### WHAT IS ASKED
Your copy of the material below should match it exactly, except that it holds no pictures.
::::::
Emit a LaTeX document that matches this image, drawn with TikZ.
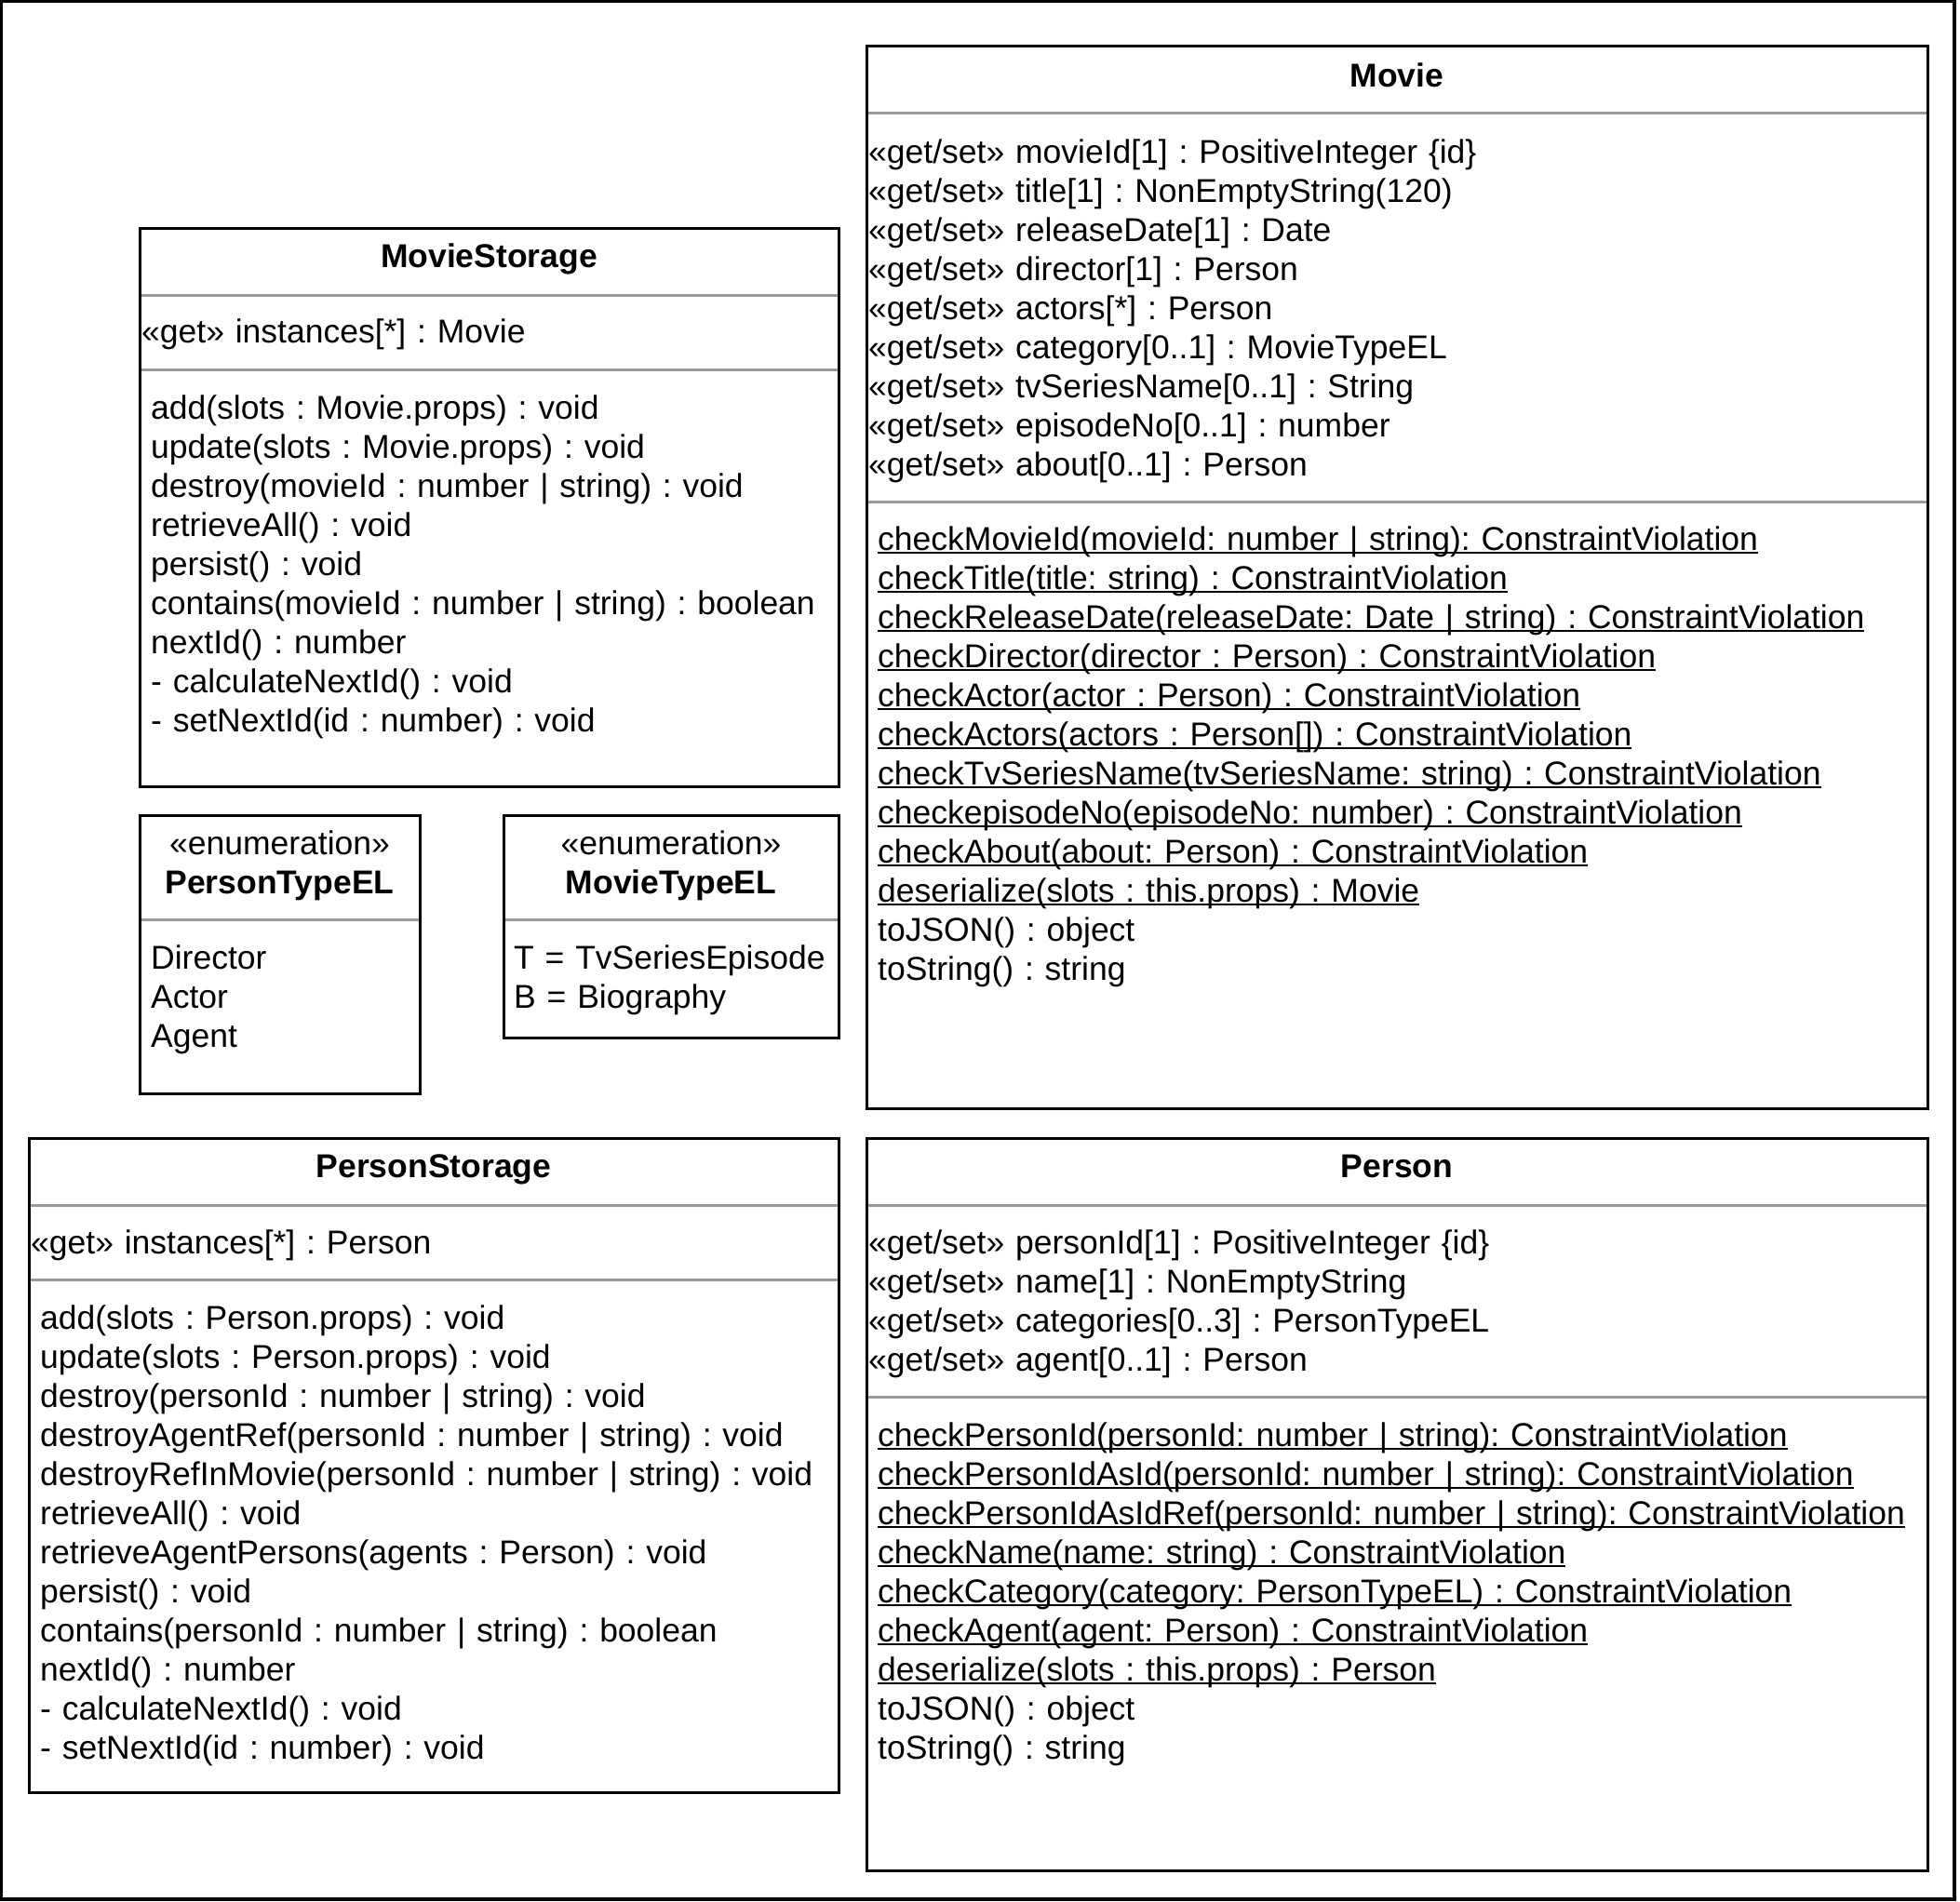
\documentclass[tikz,border=0pt]{standalone}
\usepackage{fontspec}
\setmainfont{Liberation Sans}
\usetikzlibrary{positioning}
\definecolor{sepgray}{HTML}{999999}
\frenchspacing
\newcommand\umlfont{\fontsize{35.5}{42}\selectfont}
\newcommand\stat[1]{\leavevmode\setbox0\hbox{#1}\rlap{\rule[-4pt]{\wd0}{2pt}}\box0}

\begin{document}
\begin{tikzpicture}[
  x=1pt, y=-1pt,
  umlbox/.style={draw,line width=3pt,outer sep=0pt,inner sep=0pt},
  sep/.style={draw=sepgray,line width=3pt,shorten <=1.5pt,shorten >=1.5pt},
  title/.style={font=\umlfont\bfseries,anchor=base,inner sep=0pt},
  stereo/.style={font=\umlfont,anchor=base,inner sep=0pt,align=center,text width=#1},
  compart/.style={font=\umlfont,anchor=base west,inner sep=0pt,align=left,text width=#1},
]
\useasboundingbox (0,0) rectangle (2106,2043);
\draw[line width=3.5pt] (1.5,1.5) rectangle (2100,2041);
% MovieStorage
\node[umlbox,minimum width=751pt,minimum height=600pt] (movieStorage) at (525.5,545) {};
\draw[sep] (movieStorage.west |- 0,317) -- (movieStorage.east |- 0,317);
\draw[sep] (movieStorage.west |- 0,397) -- (movieStorage.east |- 0,397);
\node[title] (movieStorageName) at (525.5,287) {MovieStorage};
\node[compart=740pt] (movieStorageAttr) at (152,368) {«get» instances[*] : Movie};
\node[compart=730pt] (movieStorageOps) at (162,450) {add(slots : Movie.props) : void\\
  update(slots : Movie.props) : void\\
  destroy(movieId : number | string) : void\\
  retrieveAll() : void\\
  persist() : void\\
  contains(movieId : number | string) : boolean\\
  nextId() : number\\
  - calculateNextId() : void\\
  - setNextId(id : number) : void};
% Movie
\node[umlbox,minimum width=1140pt,minimum height=1142pt] (movie) at (1501,620) {};
\draw[sep] (movie.west |- 0,121) -- (movie.east |- 0,121);
\draw[sep] (movie.west |- 0,539) -- (movie.east |- 0,539);
\node[title] (movieName) at (1501,93) {Movie};
\node[compart=1130pt] (movieAttr) at (933,175) {«get/set» movieId[1] : PositiveInteger \{id\}\\
  «get/set» title[1] : NonEmptyString(120)\\
  «get/set» releaseDate[1] : Date\\
  «get/set» director[1] : Person\\
  «get/set» actors[*] : Person\\
  «get/set» category[0..1] : MovieTypeEL\\
  «get/set» tvSeriesName[0..1] : String\\
  «get/set» episodeNo[0..1] : number\\
  «get/set» about[0..1] : Person};
\node[compart=1120pt] (movieOps) at (943,591) {\stat{checkMovieId(movieId: number | string): ConstraintViolation}\\
  \stat{checkTitle(title: string) : ConstraintViolation}\\
  \stat{checkReleaseDate(releaseDate: Date | string) : ConstraintViolation}\\
  \stat{checkDirector(director : Person) : ConstraintViolation}\\
  \stat{checkActor(actor : Person) : ConstraintViolation}\\
  \stat{checkActors(actors : Person[]) : ConstraintViolation}\\
  \stat{checkTvSeriesName(tvSeriesName: string) : ConstraintViolation}\\
  \stat{checkepisodeNo(episodeNo: number) : ConstraintViolation}\\
  \stat{checkAbout(about: Person) : ConstraintViolation}\\
  \stat{deserialize(slots : this.props) : Movie}\\
  toJSON() : object\\
  toString() : string};
% enumerations
\node[umlbox,minimum width=301pt,minimum height=299pt] (personType) at (300.5,1025.5) {};
\draw[sep] (personType.west |- 0,988) -- (personType.east |- 0,988);
\node[stereo=290pt] (personTypeName) at (300.5,918) {«enumeration»\\\textbf{PersonTypeEL}};
\node[compart=280pt] (personTypeLit) at (162,1041) {Director\\Actor\\Agent};
\node[umlbox,minimum width=360pt,minimum height=239pt] (movieType) at (721,995.5) {};
\draw[sep] (movieType.west |- 0,988) -- (movieType.east |- 0,988);
\node[stereo=350pt] (movieTypeName) at (721,918) {«enumeration»\\\textbf{MovieTypeEL}};
\node[compart=340pt] (movieTypeLit) at (552,1041) {T = TvSeriesEpisode\\B = Biography};
% PersonStorage
\node[umlbox,minimum width=870pt,minimum height=703pt] (personStorage) at (466,1574.5) {};
\draw[sep] (personStorage.west |- 0,1295) -- (personStorage.east |- 0,1295);
\draw[sep] (personStorage.west |- 0,1375) -- (personStorage.east |- 0,1375);
\node[title] (personStorageName) at (466,1265) {PersonStorage};
\node[compart=860pt] (personStorageAttr) at (33,1347) {«get» instances[*] : Person};
\node[compart=850pt] (personStorageOps) at (43,1428) {add(slots : Person.props) : void\\
  update(slots : Person.props) : void\\
  destroy(personId : number | string) : void\\
  destroyAgentRef(personId : number | string) : void\\
  destroyRefInMovie(personId : number | string) : void\\
  retrieveAll() : void\\
  retrieveAgentPersons(agents : Person) : void\\
  persist() : void\\
  contains(personId : number | string) : boolean\\
  nextId() : number\\
  - calculateNextId() : void\\
  - setNextId(id : number) : void};
% Person
\node[umlbox,minimum width=1140pt,minimum height=787pt] (person) at (1501,1616.5) {};
\draw[sep] (person.west |- 0,1295) -- (person.east |- 0,1295);
\draw[sep] (person.west |- 0,1501) -- (person.east |- 0,1501);
\node[title] (personName) at (1501,1265) {Person};
\node[compart=1130pt] (personAttr) at (933,1347) {«get/set» personId[1] : PositiveInteger \{id\}\\
  «get/set» name[1] : NonEmptyString\\
  «get/set» categories[0..3] : PersonTypeEL\\
  «get/set» agent[0..1] : Person};
\node[compart=1120pt] (personOps) at (943,1554) {\stat{checkPersonId(personId: number | string): ConstraintViolation}\\
  \stat{checkPersonIdAsId(personId: number | string): ConstraintViolation}\\
  \stat{checkPersonIdAsIdRef(personId: number | string): ConstraintViolation}\\
  \stat{checkName(name: string) : ConstraintViolation}\\
  \stat{checkCategory(category: PersonTypeEL) : ConstraintViolation}\\
  \stat{checkAgent(agent: Person) : ConstraintViolation}\\
  \stat{deserialize(slots : this.props) : Person}\\
  toJSON() : object\\
  toString() : string};
\end{tikzpicture}
\end{document}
::::::
### TASK ANSWER
Emit a LaTeX document that matches this image, drawn with TikZ.
\documentclass[tikz,border=0pt]{standalone}
\usepackage{fontspec}
\setmainfont{Liberation Sans}
\usetikzlibrary{positioning}
\definecolor{sepgray}{HTML}{999999}
\frenchspacing
\newcommand\umlfont{\fontsize{35.5}{42}\selectfont}
\newcommand\stat[1]{\leavevmode\setbox0\hbox{#1}\rlap{\rule[-4pt]{\wd0}{2pt}}\box0}

\begin{document}
\begin{tikzpicture}[
  x=1pt, y=-1pt,
  umlbox/.style={draw,line width=3pt,outer sep=0pt,inner sep=0pt},
  sep/.style={draw=sepgray,line width=3pt,shorten <=1.5pt,shorten >=1.5pt},
  title/.style={font=\umlfont\bfseries,anchor=base,inner sep=0pt},
  stereo/.style={font=\umlfont,anchor=base,inner sep=0pt,align=center,text width=#1},
  compart/.style={font=\umlfont,anchor=base west,inner sep=0pt,align=left,text width=#1},
]
\useasboundingbox (0,0) rectangle (2106,2043);
\draw[line width=3.5pt] (1.5,1.5) rectangle (2100,2041);
% MovieStorage
\node[umlbox,minimum width=751pt,minimum height=600pt] (movieStorage) at (525.5,545) {};
\draw[sep] (movieStorage.west |- 0,317) -- (movieStorage.east |- 0,317);
\draw[sep] (movieStorage.west |- 0,397) -- (movieStorage.east |- 0,397);
\node[title] (movieStorageName) at (525.5,287) {MovieStorage};
\node[compart=740pt] (movieStorageAttr) at (152,368) {«get» instances[*] : Movie};
\node[compart=730pt] (movieStorageOps) at (162,450) {add(slots : Movie.props) : void\\
  update(slots : Movie.props) : void\\
  destroy(movieId : number | string) : void\\
  retrieveAll() : void\\
  persist() : void\\
  contains(movieId : number | string) : boolean\\
  nextId() : number\\
  - calculateNextId() : void\\
  - setNextId(id : number) : void};
% Movie
\node[umlbox,minimum width=1140pt,minimum height=1142pt] (movie) at (1501,620) {};
\draw[sep] (movie.west |- 0,121) -- (movie.east |- 0,121);
\draw[sep] (movie.west |- 0,539) -- (movie.east |- 0,539);
\node[title] (movieName) at (1501,93) {Movie};
\node[compart=1130pt] (movieAttr) at (933,175) {«get/set» movieId[1] : PositiveInteger \{id\}\\
  «get/set» title[1] : NonEmptyString(120)\\
  «get/set» releaseDate[1] : Date\\
  «get/set» director[1] : Person\\
  «get/set» actors[*] : Person\\
  «get/set» category[0..1] : MovieTypeEL\\
  «get/set» tvSeriesName[0..1] : String\\
  «get/set» episodeNo[0..1] : number\\
  «get/set» about[0..1] : Person};
\node[compart=1120pt] (movieOps) at (943,591) {\stat{checkMovieId(movieId: number | string): ConstraintViolation}\\
  \stat{checkTitle(title: string) : ConstraintViolation}\\
  \stat{checkReleaseDate(releaseDate: Date | string) : ConstraintViolation}\\
  \stat{checkDirector(director : Person) : ConstraintViolation}\\
  \stat{checkActor(actor : Person) : ConstraintViolation}\\
  \stat{checkActors(actors : Person[]) : ConstraintViolation}\\
  \stat{checkTvSeriesName(tvSeriesName: string) : ConstraintViolation}\\
  \stat{checkepisodeNo(episodeNo: number) : ConstraintViolation}\\
  \stat{checkAbout(about: Person) : ConstraintViolation}\\
  \stat{deserialize(slots : this.props) : Movie}\\
  toJSON() : object\\
  toString() : string};
% enumerations
\node[umlbox,minimum width=301pt,minimum height=299pt] (personType) at (300.5,1025.5) {};
\draw[sep] (personType.west |- 0,988) -- (personType.east |- 0,988);
\node[stereo=290pt] (personTypeName) at (300.5,918) {«enumeration»\\\textbf{PersonTypeEL}};
\node[compart=280pt] (personTypeLit) at (162,1041) {Director\\Actor\\Agent};
\node[umlbox,minimum width=360pt,minimum height=239pt] (movieType) at (721,995.5) {};
\draw[sep] (movieType.west |- 0,988) -- (movieType.east |- 0,988);
\node[stereo=350pt] (movieTypeName) at (721,918) {«enumeration»\\\textbf{MovieTypeEL}};
\node[compart=340pt] (movieTypeLit) at (552,1041) {T = TvSeriesEpisode\\B = Biography};
% PersonStorage
\node[umlbox,minimum width=870pt,minimum height=703pt] (personStorage) at (466,1574.5) {};
\draw[sep] (personStorage.west |- 0,1295) -- (personStorage.east |- 0,1295);
\draw[sep] (personStorage.west |- 0,1375) -- (personStorage.east |- 0,1375);
\node[title] (personStorageName) at (466,1265) {PersonStorage};
\node[compart=860pt] (personStorageAttr) at (33,1347) {«get» instances[*] : Person};
\node[compart=850pt] (personStorageOps) at (43,1428) {add(slots : Person.props) : void\\
  update(slots : Person.props) : void\\
  destroy(personId : number | string) : void\\
  destroyAgentRef(personId : number | string) : void\\
  destroyRefInMovie(personId : number | string) : void\\
  retrieveAll() : void\\
  retrieveAgentPersons(agents : Person) : void\\
  persist() : void\\
  contains(personId : number | string) : boolean\\
  nextId() : number\\
  - calculateNextId() : void\\
  - setNextId(id : number) : void};
% Person
\node[umlbox,minimum width=1140pt,minimum height=787pt] (person) at (1501,1616.5) {};
\draw[sep] (person.west |- 0,1295) -- (person.east |- 0,1295);
\draw[sep] (person.west |- 0,1501) -- (person.east |- 0,1501);
\node[title] (personName) at (1501,1265) {Person};
\node[compart=1130pt] (personAttr) at (933,1347) {«get/set» personId[1] : PositiveInteger \{id\}\\
  «get/set» name[1] : NonEmptyString\\
  «get/set» categories[0..3] : PersonTypeEL\\
  «get/set» agent[0..1] : Person};
\node[compart=1120pt] (personOps) at (943,1554) {\stat{checkPersonId(personId: number | string): ConstraintViolation}\\
  \stat{checkPersonIdAsId(personId: number | string): ConstraintViolation}\\
  \stat{checkPersonIdAsIdRef(personId: number | string): ConstraintViolation}\\
  \stat{checkName(name: string) : ConstraintViolation}\\
  \stat{checkCategory(category: PersonTypeEL) : ConstraintViolation}\\
  \stat{checkAgent(agent: Person) : ConstraintViolation}\\
  \stat{deserialize(slots : this.props) : Person}\\
  toJSON() : object\\
  toString() : string};
\end{tikzpicture}
\end{document}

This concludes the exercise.